▶ [WHAT YOU NEED TO DO]: Will you repeat only the lines beginning at the one that mentions "Clone this chart in D3.js." and ending at the one that mentions "2.1, 0.8, 0.7];", both of them included, exactly?
________
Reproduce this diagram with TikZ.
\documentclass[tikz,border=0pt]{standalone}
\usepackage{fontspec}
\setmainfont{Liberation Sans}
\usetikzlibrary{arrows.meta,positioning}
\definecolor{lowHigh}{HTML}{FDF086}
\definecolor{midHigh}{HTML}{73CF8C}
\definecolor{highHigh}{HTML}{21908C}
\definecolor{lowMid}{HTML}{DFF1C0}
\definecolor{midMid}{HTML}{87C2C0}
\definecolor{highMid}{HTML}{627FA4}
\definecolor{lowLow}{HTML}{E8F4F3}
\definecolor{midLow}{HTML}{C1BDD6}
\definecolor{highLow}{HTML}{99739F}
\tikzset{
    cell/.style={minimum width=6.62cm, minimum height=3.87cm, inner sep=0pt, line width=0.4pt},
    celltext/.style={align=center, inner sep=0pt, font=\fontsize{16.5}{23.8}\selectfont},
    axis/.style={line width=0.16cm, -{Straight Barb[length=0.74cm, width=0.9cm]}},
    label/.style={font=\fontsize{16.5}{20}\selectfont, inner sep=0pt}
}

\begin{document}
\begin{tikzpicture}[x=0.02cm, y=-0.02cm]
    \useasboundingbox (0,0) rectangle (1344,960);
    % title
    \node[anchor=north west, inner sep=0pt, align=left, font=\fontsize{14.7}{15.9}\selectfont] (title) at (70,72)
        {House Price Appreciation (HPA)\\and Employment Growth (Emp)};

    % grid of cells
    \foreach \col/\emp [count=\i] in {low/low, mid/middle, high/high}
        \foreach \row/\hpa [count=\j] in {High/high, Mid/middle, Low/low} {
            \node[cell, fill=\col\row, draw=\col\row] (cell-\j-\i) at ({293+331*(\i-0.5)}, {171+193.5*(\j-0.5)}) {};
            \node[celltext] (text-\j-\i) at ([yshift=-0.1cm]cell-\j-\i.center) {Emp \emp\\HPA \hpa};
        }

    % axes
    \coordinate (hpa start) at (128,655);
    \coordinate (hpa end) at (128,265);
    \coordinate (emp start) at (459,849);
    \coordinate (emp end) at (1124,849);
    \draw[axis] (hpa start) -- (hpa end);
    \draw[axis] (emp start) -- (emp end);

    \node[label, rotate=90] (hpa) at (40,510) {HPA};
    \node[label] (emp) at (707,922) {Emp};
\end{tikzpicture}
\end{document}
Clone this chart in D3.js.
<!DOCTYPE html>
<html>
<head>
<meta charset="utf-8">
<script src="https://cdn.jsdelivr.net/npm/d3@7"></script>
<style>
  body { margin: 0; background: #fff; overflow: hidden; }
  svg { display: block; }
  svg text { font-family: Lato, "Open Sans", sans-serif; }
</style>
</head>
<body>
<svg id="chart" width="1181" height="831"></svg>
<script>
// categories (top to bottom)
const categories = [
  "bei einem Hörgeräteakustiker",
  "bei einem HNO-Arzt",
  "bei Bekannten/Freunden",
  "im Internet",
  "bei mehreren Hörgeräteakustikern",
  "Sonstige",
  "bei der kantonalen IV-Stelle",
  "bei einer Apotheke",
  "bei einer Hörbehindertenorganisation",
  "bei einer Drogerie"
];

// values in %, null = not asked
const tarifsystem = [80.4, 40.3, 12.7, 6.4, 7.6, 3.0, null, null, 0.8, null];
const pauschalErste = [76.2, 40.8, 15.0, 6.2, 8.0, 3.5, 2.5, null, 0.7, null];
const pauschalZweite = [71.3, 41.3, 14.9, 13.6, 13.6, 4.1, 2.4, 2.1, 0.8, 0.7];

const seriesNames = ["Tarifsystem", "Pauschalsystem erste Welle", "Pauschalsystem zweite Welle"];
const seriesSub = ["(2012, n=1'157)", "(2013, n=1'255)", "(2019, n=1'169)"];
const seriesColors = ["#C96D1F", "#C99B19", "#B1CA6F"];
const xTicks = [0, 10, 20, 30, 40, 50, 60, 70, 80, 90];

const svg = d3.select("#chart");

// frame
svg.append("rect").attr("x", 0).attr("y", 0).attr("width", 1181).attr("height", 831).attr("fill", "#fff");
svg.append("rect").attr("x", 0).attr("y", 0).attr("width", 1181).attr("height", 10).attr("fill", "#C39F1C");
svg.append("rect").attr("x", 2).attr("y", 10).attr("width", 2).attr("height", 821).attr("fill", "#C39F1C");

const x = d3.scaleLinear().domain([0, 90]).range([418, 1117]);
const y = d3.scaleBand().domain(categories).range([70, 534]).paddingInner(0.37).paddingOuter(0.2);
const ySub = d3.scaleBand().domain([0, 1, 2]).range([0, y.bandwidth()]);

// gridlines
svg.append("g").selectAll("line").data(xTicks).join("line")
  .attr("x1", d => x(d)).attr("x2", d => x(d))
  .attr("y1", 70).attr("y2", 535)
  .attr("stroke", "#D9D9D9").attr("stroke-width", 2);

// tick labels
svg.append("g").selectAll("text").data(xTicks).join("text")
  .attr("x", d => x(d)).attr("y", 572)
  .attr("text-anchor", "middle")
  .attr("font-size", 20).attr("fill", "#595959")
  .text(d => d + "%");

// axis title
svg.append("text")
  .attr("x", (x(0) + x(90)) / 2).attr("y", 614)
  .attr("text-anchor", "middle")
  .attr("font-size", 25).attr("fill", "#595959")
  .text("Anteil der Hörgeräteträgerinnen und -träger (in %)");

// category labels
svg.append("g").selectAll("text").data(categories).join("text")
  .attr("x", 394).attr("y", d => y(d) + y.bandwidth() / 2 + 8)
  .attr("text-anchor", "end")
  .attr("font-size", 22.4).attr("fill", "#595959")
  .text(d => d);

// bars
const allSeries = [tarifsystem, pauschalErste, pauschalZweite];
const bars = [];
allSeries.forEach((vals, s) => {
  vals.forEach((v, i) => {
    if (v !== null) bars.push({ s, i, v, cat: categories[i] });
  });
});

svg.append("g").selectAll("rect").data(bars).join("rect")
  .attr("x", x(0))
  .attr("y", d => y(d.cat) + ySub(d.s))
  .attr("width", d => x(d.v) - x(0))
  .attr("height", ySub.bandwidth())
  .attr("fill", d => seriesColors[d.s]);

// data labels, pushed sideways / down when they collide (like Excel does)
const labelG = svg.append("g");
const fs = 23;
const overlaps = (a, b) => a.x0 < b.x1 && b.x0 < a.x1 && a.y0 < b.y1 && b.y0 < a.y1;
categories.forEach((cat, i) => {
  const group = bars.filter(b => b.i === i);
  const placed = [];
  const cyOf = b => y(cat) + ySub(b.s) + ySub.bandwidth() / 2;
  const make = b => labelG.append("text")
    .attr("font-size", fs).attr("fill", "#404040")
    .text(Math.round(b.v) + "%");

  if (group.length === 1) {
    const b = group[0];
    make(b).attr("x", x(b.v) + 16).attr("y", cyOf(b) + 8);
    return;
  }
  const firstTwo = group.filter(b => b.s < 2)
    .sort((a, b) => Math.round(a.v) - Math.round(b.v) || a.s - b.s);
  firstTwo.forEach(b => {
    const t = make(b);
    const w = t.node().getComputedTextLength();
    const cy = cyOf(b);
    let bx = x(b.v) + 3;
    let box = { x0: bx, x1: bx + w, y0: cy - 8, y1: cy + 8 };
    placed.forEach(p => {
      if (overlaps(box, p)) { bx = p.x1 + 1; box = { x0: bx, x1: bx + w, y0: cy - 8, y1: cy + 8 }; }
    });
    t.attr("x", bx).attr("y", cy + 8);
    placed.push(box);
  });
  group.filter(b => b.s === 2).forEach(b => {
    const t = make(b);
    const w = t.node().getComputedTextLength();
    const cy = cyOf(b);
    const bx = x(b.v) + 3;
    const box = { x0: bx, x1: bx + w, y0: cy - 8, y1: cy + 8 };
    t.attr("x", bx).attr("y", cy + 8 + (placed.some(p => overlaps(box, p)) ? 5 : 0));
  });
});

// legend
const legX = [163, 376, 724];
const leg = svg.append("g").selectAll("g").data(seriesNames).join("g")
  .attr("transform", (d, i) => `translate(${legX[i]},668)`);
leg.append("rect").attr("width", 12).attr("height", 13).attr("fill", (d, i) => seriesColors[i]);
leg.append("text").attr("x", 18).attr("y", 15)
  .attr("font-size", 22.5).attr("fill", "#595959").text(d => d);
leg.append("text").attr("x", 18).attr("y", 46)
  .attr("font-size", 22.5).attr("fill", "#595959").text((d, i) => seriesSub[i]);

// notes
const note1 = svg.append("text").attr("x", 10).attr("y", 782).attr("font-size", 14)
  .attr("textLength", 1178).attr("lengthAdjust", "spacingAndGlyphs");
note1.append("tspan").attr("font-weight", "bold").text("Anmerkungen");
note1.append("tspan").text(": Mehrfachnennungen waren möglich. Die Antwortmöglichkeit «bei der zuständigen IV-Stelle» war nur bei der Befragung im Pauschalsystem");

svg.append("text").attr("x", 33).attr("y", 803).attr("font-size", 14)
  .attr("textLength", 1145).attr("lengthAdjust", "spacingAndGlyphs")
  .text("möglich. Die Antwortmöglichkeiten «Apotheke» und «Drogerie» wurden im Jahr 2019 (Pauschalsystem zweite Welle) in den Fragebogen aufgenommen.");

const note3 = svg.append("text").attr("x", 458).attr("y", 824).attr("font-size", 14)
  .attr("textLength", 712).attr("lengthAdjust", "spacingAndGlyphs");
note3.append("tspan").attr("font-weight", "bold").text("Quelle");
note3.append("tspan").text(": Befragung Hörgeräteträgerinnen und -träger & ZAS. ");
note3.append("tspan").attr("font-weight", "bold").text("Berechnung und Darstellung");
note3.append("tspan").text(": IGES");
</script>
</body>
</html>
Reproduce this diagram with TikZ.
________
▶ [PROBLEM SOLUTION]:
Clone this chart in D3.js.
<!DOCTYPE html>
<html>
<head>
<meta charset="utf-8">
<script src="https://cdn.jsdelivr.net/npm/d3@7"></script>
<style>
  body { margin: 0; background: #fff; overflow: hidden; }
  svg { display: block; }
  svg text { font-family: Lato, "Open Sans", sans-serif; }
</style>
</head>
<body>
<svg id="chart" width="1181" height="831"></svg>
<script>
// categories (top to bottom)
const categories = [
  "bei einem Hörgeräteakustiker",
  "bei einem HNO-Arzt",
  "bei Bekannten/Freunden",
  "im Internet",
  "bei mehreren Hörgeräteakustikern",
  "Sonstige",
  "bei der kantonalen IV-Stelle",
  "bei einer Apotheke",
  "bei einer Hörbehindertenorganisation",
  "bei einer Drogerie"
];

// values in %, null = not asked
const tarifsystem = [80.4, 40.3, 12.7, 6.4, 7.6, 3.0, null, null, 0.8, null];
const pauschalErste = [76.2, 40.8, 15.0, 6.2, 8.0, 3.5, 2.5, null, 0.7, null];
const pauschalZweite = [71.3, 41.3, 14.9, 13.6, 13.6, 4.1, 2.4, 2.1, 0.8, 0.7];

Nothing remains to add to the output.